Quote all of the data exactly as given. Skip every picture it contains.

• _COLLECTED DATA_
** Start **

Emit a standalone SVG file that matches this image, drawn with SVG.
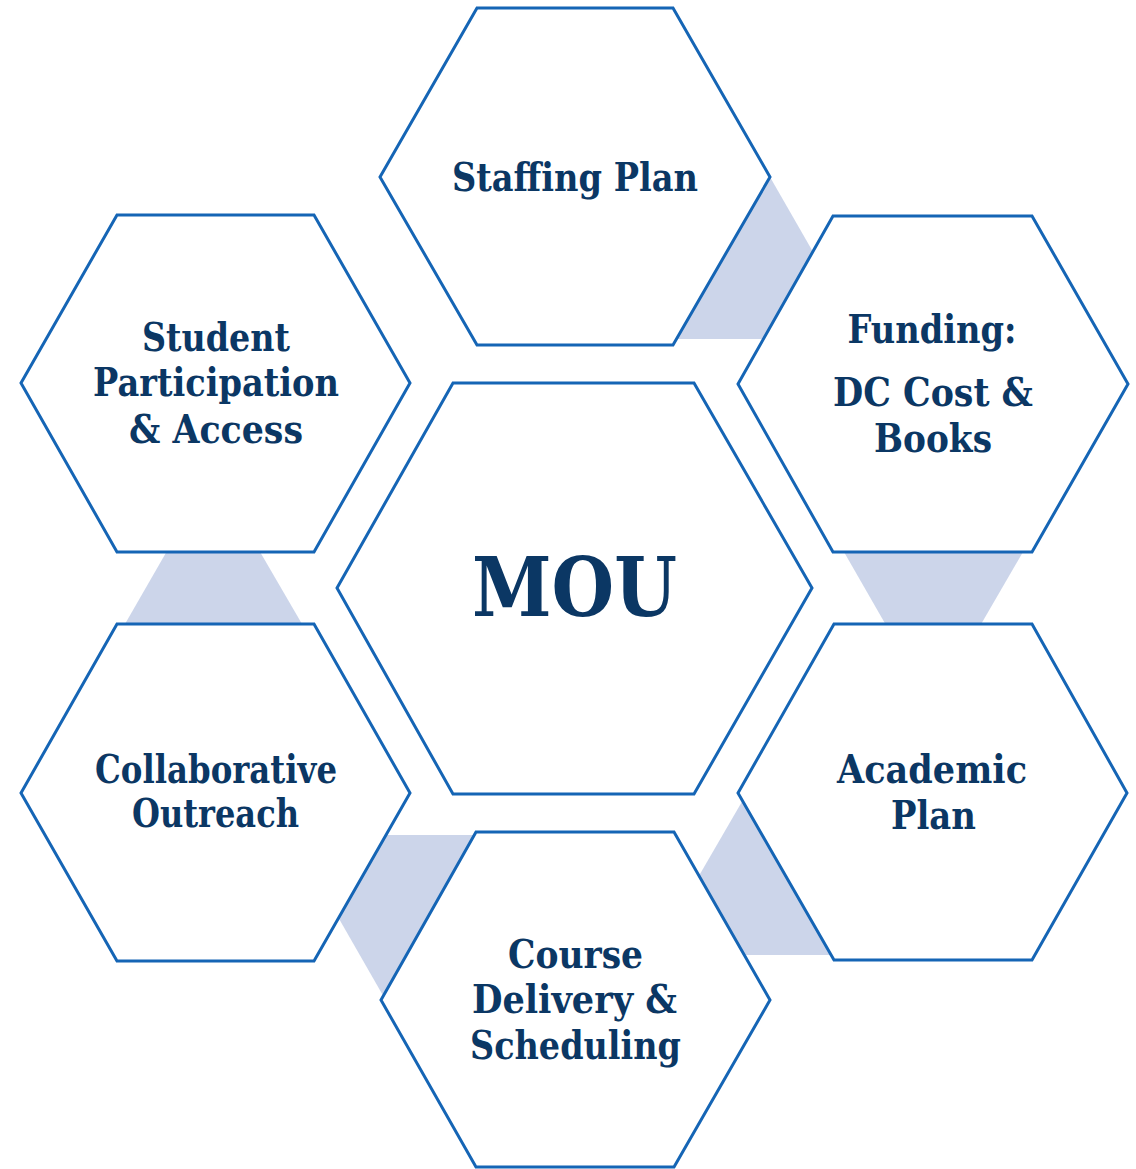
<svg xmlns="http://www.w3.org/2000/svg" width="1136" height="1169" viewBox="0 0 1136 1169">
<style>
.hex{fill:#ffffff;stroke:#1565b5;stroke-width:3;stroke-linejoin:miter}
.band{fill:#ccd5ea}
.t{font-family:"DejaVu Serif","Liberation Serif",serif;font-weight:bold;font-size:40px;fill:#0b3764;text-anchor:middle}
.big{font-size:82px}
</style>
<rect width="1136" height="1169" fill="#ffffff"/>
<g id="connectors">
<polygon class="band" points="770,177 863,339 676,339"/>
<polygon class="band" points="844,552 1023,552 933,707"/>
<polygon class="band" points="125,624 302,624 213,471"/>
<polygon class="band" points="291,835 479,835 385,999"/>
<polygon class="band" points="747,793 840,955 653,955"/>
</g>
<g id="staffing">
<polygon class="hex" points="380,177 477,8 673,8 770,177 673,345 477,345"/>
<text class="t" x="575" y="191" textLength="246" lengthAdjust="spacingAndGlyphs">Staffing Plan</text>
</g>
<g id="funding">
<polygon class="hex" points="738,384 833,216 1032,216 1128,384 1032,552 833,552"/>
<text class="t" x="932" y="343" textLength="169" lengthAdjust="spacingAndGlyphs">Funding:</text>
<text class="t" x="933" y="406" textLength="200" lengthAdjust="spacingAndGlyphs">DC Cost &amp;</text>
<text class="t" x="933" y="452" textLength="118" lengthAdjust="spacingAndGlyphs">Books</text>
</g>
<g id="student">
<polygon class="hex" points="21,383 117,215 314,215 410,383 314,552 117,552"/>
<text class="t" x="216" y="351" textLength="148" lengthAdjust="spacingAndGlyphs">Student</text>
<text class="t" x="216" y="396" textLength="246" lengthAdjust="spacingAndGlyphs">Participation</text>
<text class="t" x="216" y="443" textLength="174" lengthAdjust="spacingAndGlyphs">&amp; Access</text>
</g>
<g id="mou">
<polygon class="hex" points="337,588 453,383 694,383 812,588 694,794 453,794"/>
<text class="t big" x="574.5" y="616" textLength="205" lengthAdjust="spacingAndGlyphs">MOU</text>
</g>
<g id="collaborative">
<polygon class="hex" points="21,793 117,624 314,624 410,793 314,961 117,961"/>
<text class="t" x="216" y="783" textLength="242" lengthAdjust="spacingAndGlyphs">Collaborative</text>
<text class="t" x="215.5" y="827" textLength="167" lengthAdjust="spacingAndGlyphs">Outreach</text>
</g>
<g id="academic">
<polygon class="hex" points="738,793 834,624 1032,624 1127,793 1032,960 834,960"/>
<text class="t" x="932" y="783" textLength="190" lengthAdjust="spacingAndGlyphs">Academic</text>
<text class="t" x="933.5" y="829" textLength="85" lengthAdjust="spacingAndGlyphs">Plan</text>
</g>
<g id="course">
<polygon class="hex" points="381,1000 476,832 674,832 770,1000 674,1167 476,1167"/>
<text class="t" x="575.5" y="968" textLength="135" lengthAdjust="spacingAndGlyphs">Course</text>
<text class="t" x="574.5" y="1013" textLength="205" lengthAdjust="spacingAndGlyphs">Delivery &amp;</text>
<text class="t" x="575.5" y="1059" textLength="211" lengthAdjust="spacingAndGlyphs">Scheduling</text>
</g>
</svg>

** End **

• _OUTPUT_
Emit a standalone SVG file that matches this image, drawn with SVG.
<svg xmlns="http://www.w3.org/2000/svg" width="1136" height="1169" viewBox="0 0 1136 1169">
<style>
.hex{fill:#ffffff;stroke:#1565b5;stroke-width:3;stroke-linejoin:miter}
.band{fill:#ccd5ea}
.t{font-family:"DejaVu Serif","Liberation Serif",serif;font-weight:bold;font-size:40px;fill:#0b3764;text-anchor:middle}
.big{font-size:82px}
</style>
<rect width="1136" height="1169" fill="#ffffff"/>
<g id="connectors">
<polygon class="band" points="770,177 863,339 676,339"/>
<polygon class="band" points="844,552 1023,552 933,707"/>
<polygon class="band" points="125,624 302,624 213,471"/>
<polygon class="band" points="291,835 479,835 385,999"/>
<polygon class="band" points="747,793 840,955 653,955"/>
</g>
<g id="staffing">
<polygon class="hex" points="380,177 477,8 673,8 770,177 673,345 477,345"/>
<text class="t" x="575" y="191" textLength="246" lengthAdjust="spacingAndGlyphs">Staffing Plan</text>
</g>
<g id="funding">
<polygon class="hex" points="738,384 833,216 1032,216 1128,384 1032,552 833,552"/>
<text class="t" x="932" y="343" textLength="169" lengthAdjust="spacingAndGlyphs">Funding:</text>
<text class="t" x="933" y="406" textLength="200" lengthAdjust="spacingAndGlyphs">DC Cost &amp;</text>
<text class="t" x="933" y="452" textLength="118" lengthAdjust="spacingAndGlyphs">Books</text>
</g>
<g id="student">
<polygon class="hex" points="21,383 117,215 314,215 410,383 314,552 117,552"/>
<text class="t" x="216" y="351" textLength="148" lengthAdjust="spacingAndGlyphs">Student</text>
<text class="t" x="216" y="396" textLength="246" lengthAdjust="spacingAndGlyphs">Participation</text>
<text class="t" x="216" y="443" textLength="174" lengthAdjust="spacingAndGlyphs">&amp; Access</text>
</g>
<g id="mou">
<polygon class="hex" points="337,588 453,383 694,383 812,588 694,794 453,794"/>
<text class="t big" x="574.5" y="616" textLength="205" lengthAdjust="spacingAndGlyphs">MOU</text>
</g>
<g id="collaborative">
<polygon class="hex" points="21,793 117,624 314,624 410,793 314,961 117,961"/>
<text class="t" x="216" y="783" textLength="242" lengthAdjust="spacingAndGlyphs">Collaborative</text>
<text class="t" x="215.5" y="827" textLength="167" lengthAdjust="spacingAndGlyphs">Outreach</text>
</g>
<g id="academic">
<polygon class="hex" points="738,793 834,624 1032,624 1127,793 1032,960 834,960"/>
<text class="t" x="932" y="783" textLength="190" lengthAdjust="spacingAndGlyphs">Academic</text>
<text class="t" x="933.5" y="829" textLength="85" lengthAdjust="spacingAndGlyphs">Plan</text>
</g>
<g id="course">
<polygon class="hex" points="381,1000 476,832 674,832 770,1000 674,1167 476,1167"/>
<text class="t" x="575.5" y="968" textLength="135" lengthAdjust="spacingAndGlyphs">Course</text>
<text class="t" x="574.5" y="1013" textLength="205" lengthAdjust="spacingAndGlyphs">Delivery &amp;</text>
<text class="t" x="575.5" y="1059" textLength="211" lengthAdjust="spacingAndGlyphs">Scheduling</text>
</g>
</svg>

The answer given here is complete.